Sementara itu, dalam pokok perkara, majelis menilai penerbitan Sertifikat Hak Pakai nomor : 314/Papanggo dan 315/Papanggo yang terbit pada 18 Agustus 2019, tidak sah secara prosedur. Hal ini dikarenakan penerbitan sertifikat ini, PT Buana Permata Hijau dan Pemprov DKI Jakarta tengah berperkara di Pengadilan Negeri Jakarta Utara dengan nomor perkara 304/G/2017/PN.JKT.UTR perihal gugatan konsinyasi atas pelepasan tanah itu.

Dengan demikian, menurut majelis, penerbitan sertifikat menyalahi Peraturan Pemerintah (PP) No.24/1997 tentang Pendaftaran tanah yang menyaratkan pendaftaran tanah dilakukan ketika tanah tersebut tidak sedang berada dalam sengketa.

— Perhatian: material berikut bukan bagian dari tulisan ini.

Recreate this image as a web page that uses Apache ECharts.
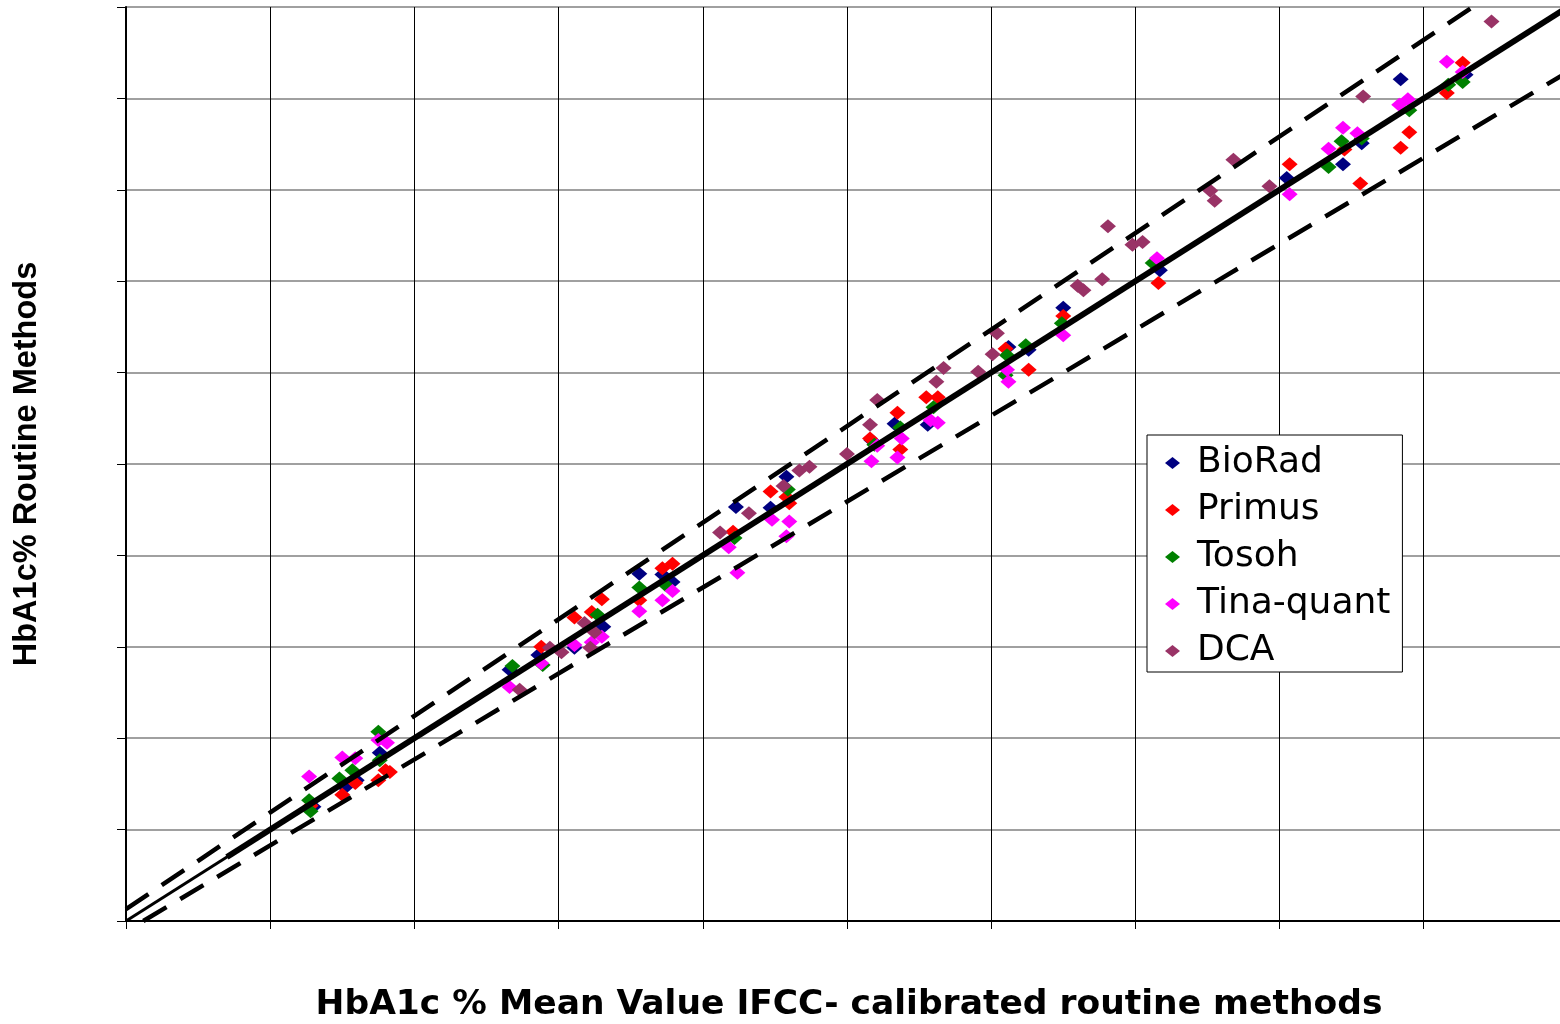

Tidak hanya itu, penerbitan sertifikat juga dianggap tidak sah karena menyalahi substansi. Pasalnya, ketika hendak dibebaskan oleh BP3L Sunter, lahan ini akan digunakan sebagai taman kota yang tidak termasuk dalam fasilitas untuk kepentingan publik.

Di samping itu, Kepala BPN Jakarta Utara juga dianggap melampaui kewenangan karena semstinya menerbitkan sertifikat untuk lahan yang tidak lebih dari 2000 m2 utk tanah nonpertanian atau tidak boleh lebih dari 2 ha untuk tanah pertanian.

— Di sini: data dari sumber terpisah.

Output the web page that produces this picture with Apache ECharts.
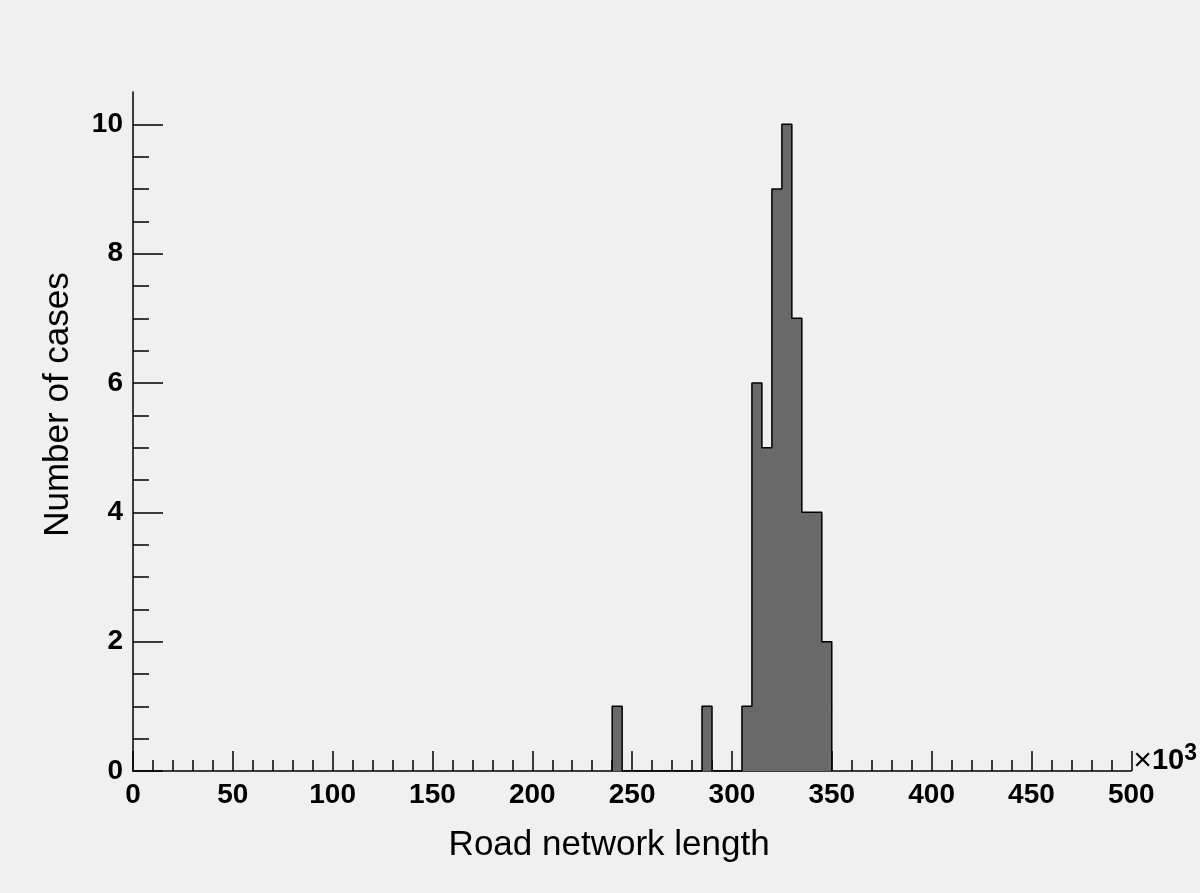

Faktanya, objek sengketa yakni sertifikat 314 memiliki lahan seluas 29.256 m2 dan sertifikat 215 seluas 66.999 m2. Dengan demikian, majelis menilai penerbitan kedua objek perkara mengandung cacat yuridis, tidak cermat dan melanggar asas umum pemerintahan yang baik.

“Memutuskan, dalam eksepsi, menolak eksepsi yang diajukan oleh tergugat dan tergugat II intervensi. Dalam pokok perkara, menerima gugatan dari penggugat, menyatakan objek perkara batal demi hukum, memerintahkan tergugat untuk mencabut objek perkara dan memerintahkan tergugat dan tergugat II intervensi untuk membayar biaya perkara,” tutur hakim ketua. 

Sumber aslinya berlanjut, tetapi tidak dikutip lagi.